**EXERCISE INSTRUCTIONS**
Your task is to extract every line from the material below exactly.

**PROVIDED MATERIAL**
-----

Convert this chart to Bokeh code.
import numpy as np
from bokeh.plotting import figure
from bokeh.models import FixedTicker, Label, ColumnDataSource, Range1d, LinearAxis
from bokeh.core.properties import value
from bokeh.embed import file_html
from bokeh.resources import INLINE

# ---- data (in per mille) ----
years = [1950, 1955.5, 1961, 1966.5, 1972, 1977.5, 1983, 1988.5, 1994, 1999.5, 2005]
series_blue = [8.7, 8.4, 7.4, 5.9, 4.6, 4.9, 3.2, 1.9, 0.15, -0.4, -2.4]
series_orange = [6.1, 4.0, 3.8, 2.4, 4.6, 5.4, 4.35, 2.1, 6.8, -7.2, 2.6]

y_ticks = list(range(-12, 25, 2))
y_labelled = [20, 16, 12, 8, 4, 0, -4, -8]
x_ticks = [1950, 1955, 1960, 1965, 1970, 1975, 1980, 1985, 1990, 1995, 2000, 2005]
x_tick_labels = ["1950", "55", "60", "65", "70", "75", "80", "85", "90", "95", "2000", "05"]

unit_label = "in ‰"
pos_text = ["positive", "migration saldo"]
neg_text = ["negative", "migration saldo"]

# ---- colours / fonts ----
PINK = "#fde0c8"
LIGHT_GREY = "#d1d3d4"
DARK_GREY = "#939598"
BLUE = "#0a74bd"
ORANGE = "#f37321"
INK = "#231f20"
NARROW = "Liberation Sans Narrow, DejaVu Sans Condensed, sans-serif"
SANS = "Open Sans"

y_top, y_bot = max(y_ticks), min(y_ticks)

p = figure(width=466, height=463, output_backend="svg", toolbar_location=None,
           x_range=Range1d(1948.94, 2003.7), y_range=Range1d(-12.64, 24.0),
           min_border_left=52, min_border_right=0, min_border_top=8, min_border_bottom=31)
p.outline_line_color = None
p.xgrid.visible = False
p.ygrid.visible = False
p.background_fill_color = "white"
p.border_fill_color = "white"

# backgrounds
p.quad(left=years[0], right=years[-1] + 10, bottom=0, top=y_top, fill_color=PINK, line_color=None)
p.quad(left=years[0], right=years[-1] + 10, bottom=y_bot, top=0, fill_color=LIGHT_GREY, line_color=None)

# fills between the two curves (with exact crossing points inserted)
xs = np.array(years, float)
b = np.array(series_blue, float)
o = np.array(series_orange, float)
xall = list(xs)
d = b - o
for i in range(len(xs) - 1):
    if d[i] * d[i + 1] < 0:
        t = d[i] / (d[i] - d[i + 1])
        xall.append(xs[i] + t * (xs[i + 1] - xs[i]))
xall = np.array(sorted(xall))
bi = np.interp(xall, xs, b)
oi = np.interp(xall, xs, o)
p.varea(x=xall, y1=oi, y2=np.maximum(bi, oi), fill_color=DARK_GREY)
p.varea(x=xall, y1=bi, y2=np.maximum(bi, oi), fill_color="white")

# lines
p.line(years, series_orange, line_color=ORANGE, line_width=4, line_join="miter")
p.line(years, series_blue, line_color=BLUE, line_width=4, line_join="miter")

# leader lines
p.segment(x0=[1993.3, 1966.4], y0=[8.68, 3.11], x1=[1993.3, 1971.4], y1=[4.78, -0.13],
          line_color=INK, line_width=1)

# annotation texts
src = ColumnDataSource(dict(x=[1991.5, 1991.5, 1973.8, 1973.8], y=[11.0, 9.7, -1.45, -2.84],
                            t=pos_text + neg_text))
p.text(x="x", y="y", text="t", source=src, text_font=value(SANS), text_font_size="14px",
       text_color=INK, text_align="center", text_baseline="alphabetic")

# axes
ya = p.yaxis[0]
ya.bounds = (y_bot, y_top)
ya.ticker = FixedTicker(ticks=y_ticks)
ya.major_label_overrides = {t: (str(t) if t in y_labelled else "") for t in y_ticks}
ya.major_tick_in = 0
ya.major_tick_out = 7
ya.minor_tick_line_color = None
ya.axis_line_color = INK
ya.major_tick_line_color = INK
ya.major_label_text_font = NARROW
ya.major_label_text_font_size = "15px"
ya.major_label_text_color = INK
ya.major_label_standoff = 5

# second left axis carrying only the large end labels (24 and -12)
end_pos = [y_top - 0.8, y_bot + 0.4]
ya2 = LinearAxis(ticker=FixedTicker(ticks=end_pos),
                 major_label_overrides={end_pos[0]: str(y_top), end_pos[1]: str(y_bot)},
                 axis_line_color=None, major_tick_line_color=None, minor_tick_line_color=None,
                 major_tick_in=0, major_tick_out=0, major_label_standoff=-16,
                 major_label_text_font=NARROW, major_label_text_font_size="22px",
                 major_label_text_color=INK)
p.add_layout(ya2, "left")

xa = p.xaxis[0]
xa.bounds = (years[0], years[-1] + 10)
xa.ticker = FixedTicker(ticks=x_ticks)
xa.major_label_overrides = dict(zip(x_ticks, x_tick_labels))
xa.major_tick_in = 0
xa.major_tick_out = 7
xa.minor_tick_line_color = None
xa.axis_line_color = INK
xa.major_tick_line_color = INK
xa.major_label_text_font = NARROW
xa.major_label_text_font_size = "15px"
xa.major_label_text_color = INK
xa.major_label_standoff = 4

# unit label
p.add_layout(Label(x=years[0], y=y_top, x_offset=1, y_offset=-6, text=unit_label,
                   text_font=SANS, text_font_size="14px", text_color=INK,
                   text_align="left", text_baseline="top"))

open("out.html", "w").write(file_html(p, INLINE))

-----

**FINAL RESULT**
Convert this chart to Bokeh code.
import numpy as np
from bokeh.plotting import figure
from bokeh.models import FixedTicker, Label, ColumnDataSource, Range1d, LinearAxis
from bokeh.core.properties import value
from bokeh.embed import file_html
from bokeh.resources import INLINE

# ---- data (in per mille) ----
years = [1950, 1955.5, 1961, 1966.5, 1972, 1977.5, 1983, 1988.5, 1994, 1999.5, 2005]
series_blue = [8.7, 8.4, 7.4, 5.9, 4.6, 4.9, 3.2, 1.9, 0.15, -0.4, -2.4]
series_orange = [6.1, 4.0, 3.8, 2.4, 4.6, 5.4, 4.35, 2.1, 6.8, -7.2, 2.6]

y_ticks = list(range(-12, 25, 2))
y_labelled = [20, 16, 12, 8, 4, 0, -4, -8]
x_ticks = [1950, 1955, 1960, 1965, 1970, 1975, 1980, 1985, 1990, 1995, 2000, 2005]
x_tick_labels = ["1950", "55", "60", "65", "70", "75", "80", "85", "90", "95", "2000", "05"]

unit_label = "in ‰"
pos_text = ["positive", "migration saldo"]
neg_text = ["negative", "migration saldo"]

# ---- colours / fonts ----
PINK = "#fde0c8"
LIGHT_GREY = "#d1d3d4"
DARK_GREY = "#939598"
BLUE = "#0a74bd"
ORANGE = "#f37321"
INK = "#231f20"
NARROW = "Liberation Sans Narrow, DejaVu Sans Condensed, sans-serif"
SANS = "Open Sans"

y_top, y_bot = max(y_ticks), min(y_ticks)

p = figure(width=466, height=463, output_backend="svg", toolbar_location=None,
           x_range=Range1d(1948.94, 2003.7), y_range=Range1d(-12.64, 24.0),
           min_border_left=52, min_border_right=0, min_border_top=8, min_border_bottom=31)
p.outline_line_color = None
p.xgrid.visible = False
p.ygrid.visible = False
p.background_fill_color = "white"
p.border_fill_color = "white"

# backgrounds
p.quad(left=years[0], right=years[-1] + 10, bottom=0, top=y_top, fill_color=PINK, line_color=None)
p.quad(left=years[0], right=years[-1] + 10, bottom=y_bot, top=0, fill_color=LIGHT_GREY, line_color=None)

# fills between the two curves (with exact crossing points inserted)
xs = np.array(years, float)
b = np.array(series_blue, float)
o = np.array(series_orange, float)
xall = list(xs)
d = b - o
for i in range(len(xs) - 1):
    if d[i] * d[i + 1] < 0:
        t = d[i] / (d[i] - d[i + 1])
        xall.append(xs[i] + t * (xs[i + 1] - xs[i]))
xall = np.array(sorted(xall))
bi = np.interp(xall, xs, b)
oi = np.interp(xall, xs, o)
p.varea(x=xall, y1=oi, y2=np.maximum(bi, oi), fill_color=DARK_GREY)
p.varea(x=xall, y1=bi, y2=np.maximum(bi, oi), fill_color="white")

# lines
p.line(years, series_orange, line_color=ORANGE, line_width=4, line_join="miter")
p.line(years, series_blue, line_color=BLUE, line_width=4, line_join="miter")

# leader lines
p.segment(x0=[1993.3, 1966.4], y0=[8.68, 3.11], x1=[1993.3, 1971.4], y1=[4.78, -0.13],
          line_color=INK, line_width=1)

# annotation texts
src = ColumnDataSource(dict(x=[1991.5, 1991.5, 1973.8, 1973.8], y=[11.0, 9.7, -1.45, -2.84],
                            t=pos_text + neg_text))
p.text(x="x", y="y", text="t", source=src, text_font=value(SANS), text_font_size="14px",
       text_color=INK, text_align="center", text_baseline="alphabetic")

# axes
ya = p.yaxis[0]
ya.bounds = (y_bot, y_top)
ya.ticker = FixedTicker(ticks=y_ticks)
ya.major_label_overrides = {t: (str(t) if t in y_labelled else "") for t in y_ticks}
ya.major_tick_in = 0
ya.major_tick_out = 7
ya.minor_tick_line_color = None
ya.axis_line_color = INK
ya.major_tick_line_color = INK
ya.major_label_text_font = NARROW
ya.major_label_text_font_size = "15px"
ya.major_label_text_color = INK
ya.major_label_standoff = 5

# second left axis carrying only the large end labels (24 and -12)
end_pos = [y_top - 0.8, y_bot + 0.4]
ya2 = LinearAxis(ticker=FixedTicker(ticks=end_pos),
                 major_label_overrides={end_pos[0]: str(y_top), end_pos[1]: str(y_bot)},
                 axis_line_color=None, major_tick_line_color=None, minor_tick_line_color=None,
                 major_tick_in=0, major_tick_out=0, major_label_standoff=-16,
                 major_label_text_font=NARROW, major_label_text_font_size="22px",
                 major_label_text_color=INK)
p.add_layout(ya2, "left")

xa = p.xaxis[0]
xa.bounds = (years[0], years[-1] + 10)
xa.ticker = FixedTicker(ticks=x_ticks)
xa.major_label_overrides = dict(zip(x_ticks, x_tick_labels))
xa.major_tick_in = 0
xa.major_tick_out = 7
xa.minor_tick_line_color = None
xa.axis_line_color = INK
xa.major_tick_line_color = INK
xa.major_label_text_font = NARROW
xa.major_label_text_font_size = "15px"
xa.major_label_text_color = INK
xa.major_label_standoff = 4

# unit label
p.add_layout(Label(x=years[0], y=y_top, x_offset=1, y_offset=-6, text=unit_label,
                   text_font=SANS, text_font_size="14px", text_color=INK,
                   text_align="left", text_baseline="top"))

open("out.html", "w").write(file_html(p, INLINE))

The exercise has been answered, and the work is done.